GaussianMixtureModelBasedConversion(int num_source_order, int num_target_order, const std::vector<std::vector<double>> &window_coefficients, const std::vector<double> &weights, const std::vector<std::vector<double>> &mean_vectors, const std::vector<SymmetricMatrix> &covariance_matrices, bool use_magic_number, double magic_number = 0.0)
Parameters:
  • num_source_order[in] Order of source vector, \(M_1\).

  • num_target_order[in] Order of target vector, \(M_2\).

  • window_coefficients[in] Window coefficients. e.g.) { {-0.5, 0.0, 0.5}, {1.0, -2.0, 1.0} }

  • weights[in] \(K\) mixture weights.

  • mean_vectors[in] \(K\) mean vectors. The shape is \([K, (D+1)(M_1+M_2+2)]\).

  • covariance_matrices[in] \(K\) covariance matrices. The shape is \([K, (D+1)(M_1+M_2+2), (D+1)(M_1+M_2+2)]\).

  • use_magic_number[in] Whether to use magic number.

  • magic_number[in] A magic number represents a discrete symbol.

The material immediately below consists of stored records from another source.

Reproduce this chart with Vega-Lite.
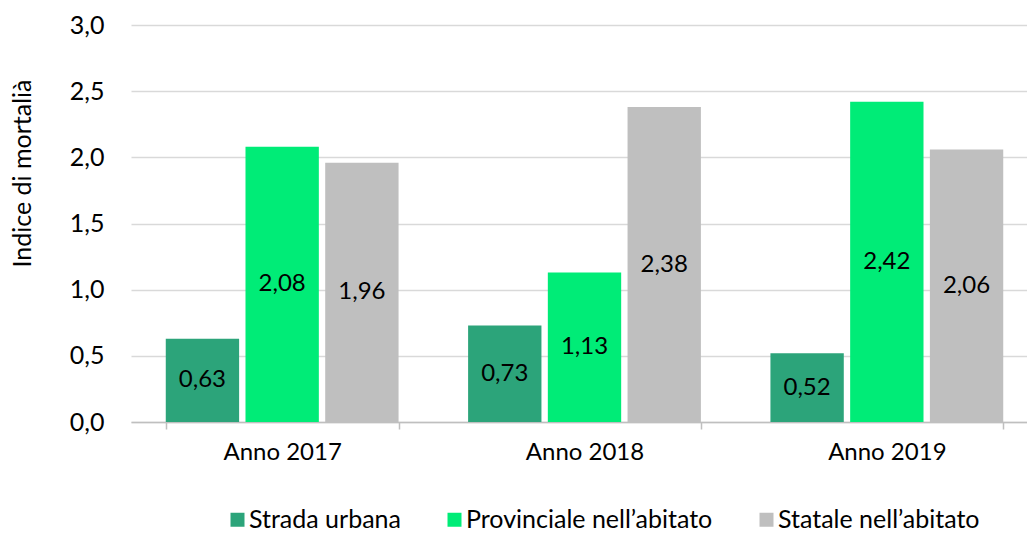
{
  "$schema": "https://vega.github.io/schema/vega-lite/v6.json",
  "width": 896,
  "height": 397,
  "autosize": {"type": "none"},
  "padding": {"left": 131, "top": 25, "right": 0, "bottom": 111},
  "config": {
    "locale": {"number": {"decimal": ",", "thousands": ".", "grouping": [3], "currency": ["", " €"]}},
    "view": {"stroke": null},
    "font": "Lato"
  },
  "data": {
    "values": [
      {"anno": "Anno 2017", "serie": "Strada urbana", "v": 0.63},
      {"anno": "Anno 2017", "serie": "Provinciale nell’abitato", "v": 2.08},
      {"anno": "Anno 2017", "serie": "Statale nell’abitato", "v": 1.96},
      {"anno": "Anno 2018", "serie": "Strada urbana", "v": 0.73},
      {"anno": "Anno 2018", "serie": "Provinciale nell’abitato", "v": 1.13},
      {"anno": "Anno 2018", "serie": "Statale nell’abitato", "v": 2.38},
      {"anno": "Anno 2019", "serie": "Strada urbana", "v": 0.52},
      {"anno": "Anno 2019", "serie": "Provinciale nell’abitato", "v": 2.42},
      {"anno": "Anno 2019", "serie": "Statale nell’abitato", "v": 2.06}
    ]
  },
  "encoding": {
    "x": {
      "field": "anno", "type": "nominal",
      "scale": {"range": [0, 907], "paddingInner": 0.23, "paddingOuter": 0.115},
      "axis": {
        "title": null, "labelAngle": 0, "tickBand": "extent", "tickSize": 7,
        "domainColor": "#bfbfbf", "tickColor": "#bfbfbf", "domainWidth": 1.5, "tickWidth": 1.5,
        "labelFontSize": 24, "labelPadding": 11, "labelColor": "#000000"
      }
    },
    "xOffset": {
      "field": "serie", "type": "nominal",
      "sort": ["Strada urbana", "Provinciale nell’abitato", "Statale nell’abitato"],
      "scale": {"paddingInner": 0.08, "paddingOuter": 0}
    }
  },
  "layer": [
    {
      "mark": {"type": "bar"},
      "encoding": {
        "y": {
          "field": "v", "type": "quantitative",
          "scale": {"domain": [0, 3]},
          "axis": {
            "title": "Indice di mortalià", "format": ".1f", "values": [0, 0.5, 1, 1.5, 2, 2.5, 3],
            "domain": false, "ticks": false, "labelPadding": 27,
            "labelFontSize": 25, "labelColor": "#000000",
            "gridColor": "#d9d9d9", "gridWidth": 1.5,
            "titleFontSize": 25, "titleFontWeight": "normal", "titleColor": "#000000",
            "titleX": -109, "titleY": 148, "titleAngle": 270, "titleAlign": "center", "titleBaseline": "middle"
          }
        },
        "color": {
          "field": "serie", "type": "nominal",
          "sort": ["Strada urbana", "Provinciale nell’abitato", "Statale nell’abitato"],
          "scale": {"range": ["#2ca47a", "#00ec77", "#bfbfbf"]},
          "legend": {
            "title": null, "orient": "none", "legendX": 94, "legendY": 482, "direction": "horizontal",
            "symbolType": "square", "symbolSize": 196, "symbolStrokeWidth": 0,
            "labelFontSize": 25, "labelColor": "#000000", "labelOffset": -1, "columnPadding": 41,
            "labelLimit": 0
          }
        }
      }
    },
    {
      "transform": [{"calculate": "datum.v / 2", "as": "mid"}],
      "mark": {"type": "text", "fontSize": 24, "color": "#000000"},
      "encoding": {
        "y": {"field": "mid", "type": "quantitative"},
        "text": {"field": "v", "type": "quantitative", "format": ".2f"}
      }
    }
  ]
}
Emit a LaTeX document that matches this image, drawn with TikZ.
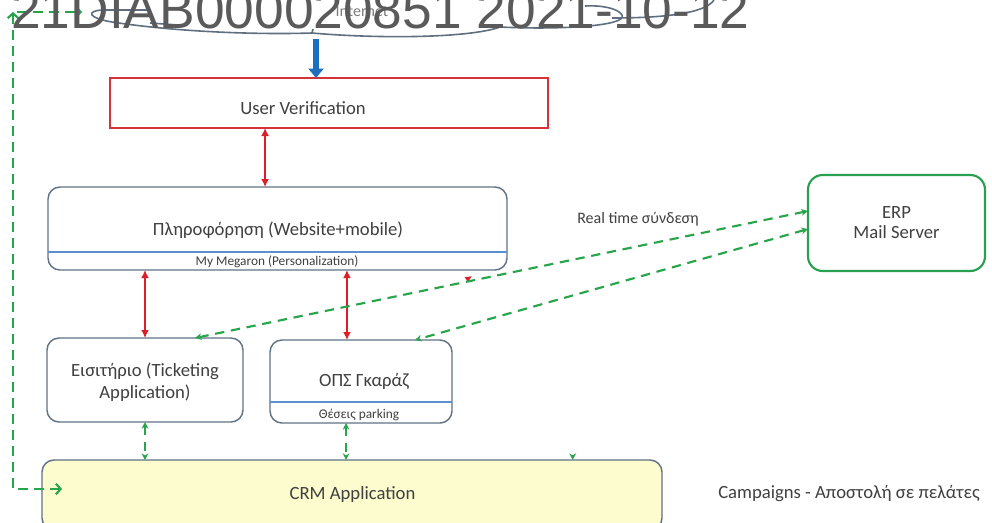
\documentclass[tikz,border=0pt]{standalone}
\usepackage{fontspec}
\setmainfont{Carlito}
\newfontfamily\stampfont{Liberation Sans}
\usetikzlibrary{arrows.meta}
\usetikzlibrary{calc}

\begin{document}
\begin{tikzpicture}[x=0.75pt,y=0.75pt,yscale=-1,xscale=1,
  appbox/.style={draw={rgb, 255:red, 98; green, 114; blue, 135 }, line width=1.1pt, rounded corners=9pt, inner sep=0pt, outer sep=0pt},
  verifbox/.style={draw={rgb, 255:red, 214; green, 50; blue, 58 }, line width=1.3pt, inner sep=0pt, outer sep=0pt},
  erpbox/.style={draw={rgb, 255:red, 40; green, 160; blue, 80 }, line width=1.6pt, rounded corners=11pt, inner sep=0pt, outer sep=0pt, align=center, text={rgb, 255:red, 64; green, 64; blue, 64 }, font=\fontsize{14}{15}\selectfont},
  divider/.style={draw={rgb, 255:red, 91; green, 145; blue, 205 }, line width=0.9pt},
  cloudline/.style={draw={rgb, 255:red, 95; green, 111; blue, 128 }, line width=1.2pt},
  bluearrow/.style={draw={rgb, 255:red, 30; green, 110; blue, 190 }, line width=4.5pt, -{Triangle[width=11pt,length=7pt]}},
  redlink/.style={draw={rgb, 255:red, 220; green, 30; blue, 40 }, line width=1.5pt, {Latex[length=6pt,width=6pt]}-{Latex[length=6pt,width=6pt]}},
  greenlink/.style={draw={rgb, 255:red, 40; green, 165; blue, 75 }, line width=1.6pt, dash pattern=on 7pt off 5pt},
  gboth/.style={{Stealth[length=5pt,width=5pt]}-{Stealth[length=5pt,width=5pt]}},
  barbboth/.style={{Straight Barb[length=3.5pt,width=8pt]}-{Straight Barb[length=3.5pt,width=8pt]}},
  lbl/.style={text={rgb, 255:red, 64; green, 64; blue, 64 }, font=\fontsize{14}{16.5}\selectfont, inner sep=0pt, anchor=base},
  smalllbl/.style={lbl, font=\fontsize{10}{12}\selectfont}]
\useasboundingbox[fill=white] (0,0) rectangle (992,522);

%Shape: Cloud
\draw[cloudline] (148,10) -- (102,10) .. controls (86,11) and (88,18) .. (112,22) .. controls (170,31) and (250,35) .. (312,33) .. controls (380,39) and (470,38) .. (500,27) .. controls (560,30) and (628,26) .. (622,15) .. controls (618,8) and (600,5) .. (585,6) ;
\draw[cloudline] (612,18) .. controls (660,18) and (705,14) .. (714,0) ;
\draw[cloudline] (150,23) -- (178,25) ;
\draw[cloudline] (312,33) -- (313,29) ;
% Text Node
\node[lbl, font=\fontsize{12}{14}\selectfont, text={rgb, 255:red, 125; green, 125; blue, 125 }] (cloudText) at (362,16) {Internet};
\coordinate (cloudB) at (316,39);
\coordinate (cloudL) at (82,12);

%Shape: Rectangle
\node[verifbox, minimum width=328.5pt, minimum height=37.5pt] (verif) at (329,103) {};
%Shape: Rounded Rect
\node[appbox, minimum width=344.25pt, minimum height=62.25pt] (info) at (277.5,228.5) {};
\draw[divider] ($(info.south west)!0.217!(info.north west)$) -- ($(info.south east)!0.217!(info.north east)$) ;
%Shape: Rounded Rect
\node[appbox, minimum width=147pt, minimum height=63pt] (ticket) at (145,380) {};
%Shape: Rounded Rect
\node[appbox, minimum width=136.5pt, minimum height=62.25pt] (ops) at (361,381.5) {};
\draw[divider] ($(ops.south west)!0.253!(ops.north west)$) -- ($(ops.south east)!0.253!(ops.north east)$) ;
%Shape: Rounded Rect
\node[appbox, fill={rgb, 255:red, 252; green, 252; blue, 206 }, minimum width=465pt, minimum height=52.5pt] (crm) at (352,495) {};
%Shape: Rounded Rect
\node[erpbox, minimum width=132.75pt, minimum height=72pt] (erp) at (896.5,223) {ERP\\Mail Server};

%Straight Lines
\draw[bluearrow] (cloudB) -- (cloudB |- verif.north) ;
%Straight Lines
\coordinate (verifOut) at ($(verif.south west)!0.354!(verif.south east)$);
\draw[redlink] (verifOut) -- (verifOut |- info.north) ;
%Straight Lines
\draw[redlink] (info.south -| ticket.north) -- (ticket.north) ;
\coordinate (opsIn) at ($(ops.north west)!0.423!(ops.north east)$);
\draw[redlink] (info.south -| opsIn) -- (opsIn) ;
\coordinate (infoTip) at (472,276);
\draw[draw={rgb, 255:red, 220; green, 30; blue, 40 }, line width=1.2pt, -{Latex[length=5pt,width=5pt]}] ([xshift=-3pt,yshift=2pt]infoTip) -- (infoTip) ;

%Straight Lines
\draw[greenlink, gboth] (ticket.south) -- (ticket.south |- crm.north) ;
\coordinate (opsOut) at ($(ops.south west)!0.418!(ops.south east)$);
\draw[greenlink, gboth] (opsOut) -- (opsOut |- crm.north) ;
\coordinate (crmTip) at ($(crm.north west)!0.856!(crm.north east)$);
\draw[greenlink, -{Stealth[length=5pt,width=5pt]}] ([yshift=-4pt]crmTip) -- (crmTip) ;

%Straight Lines
\coordinate (erpA) at ($(erp.north west)!0.375!(erp.south west)$);
\coordinate (erpB) at ($(erp.north west)!0.563!(erp.south west)$);
\coordinate (ticketIn) at ($(ticket.north west)!0.755!(ticket.north east)$);
\coordinate (opsIn2) at ($(ops.north west)!0.797!(ops.north east)$);
\draw[greenlink, gboth] (erpA) -- (ticketIn) ;
\draw[greenlink, gboth] (erpB) -- (opsIn2) ;

%Straight Lines
\coordinate (crmIn) at (62,489);
\coordinate (loopTop) at (13,12);
\draw[greenlink, barbboth] (crmIn) -| (loopTop) -- (cloudL) ;
\draw[greenlink, -{Straight Barb[length=3.5pt,width=8pt]}] ([yshift=8pt]loopTop) -- (loopTop) ;

% Text Node
\node[lbl] (verifText) at (303,114) {User Verification};
% Text Node
\node[lbl] (infoText) at (278,235) {Πληροφόρηση (Website+mobile)};
% Text Node
\node[smalllbl] (infoSub) at (277,265) {My Megaron (Personalization)};
% Text Node
\node[lbl, anchor=center, align=center] (ticketText) at (145,382) {Εισιτήριο (Ticketing\\Application)};
% Text Node
\node[lbl] (opsText) at (364,386) {ΟΠΣ Γκαράζ};
% Text Node
\node[smalllbl] (opsSub) at (359,418) {Θέσεις parking};
% Text Node
\node[lbl] (crmText) at (352.5,499) {CRM Application};
% Text Node
\node[lbl, anchor=base west] (campText) at (718,498) {Campaigns - Αποστολή σε πελάτες};
% Text Node
\node[lbl, font=\fontsize{12}{14}\selectfont] (rtText) at (638,223) {Real time σύνδεση};

% Text Node
\node[anchor=base west, inner sep=0pt, font=\stampfont\fontsize{40}{40}\selectfont, text={rgb, 255:red, 90; green, 90; blue, 90 }] (stamp) at (11,28) {21DIAB000020851 2021-10-12};

\end{tikzpicture}
\end{document}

inline int GetNumSourceOrder() const
Returns:

Order of source vector.

inline int GetNumTargetOrder() const
Returns:

Order of target vector.

inline bool IsValid() const
Returns:

True if this object is valid.

bool Run(const std::vector<std::vector<double>> &source_vectors, std::vector<std::vector<double>> *target_vectors) const
Parameters:
  • source_vectors[in] \(M_1\)-th order source vectors containing dynamic components. The shape is \([T, (D+1)(M_1+1)]\).

  • target_vectors[out] \(M_2\)-th order target vectors. The shape is \([T, (M_2+1)]\).

Returns:

True on success, false on failure.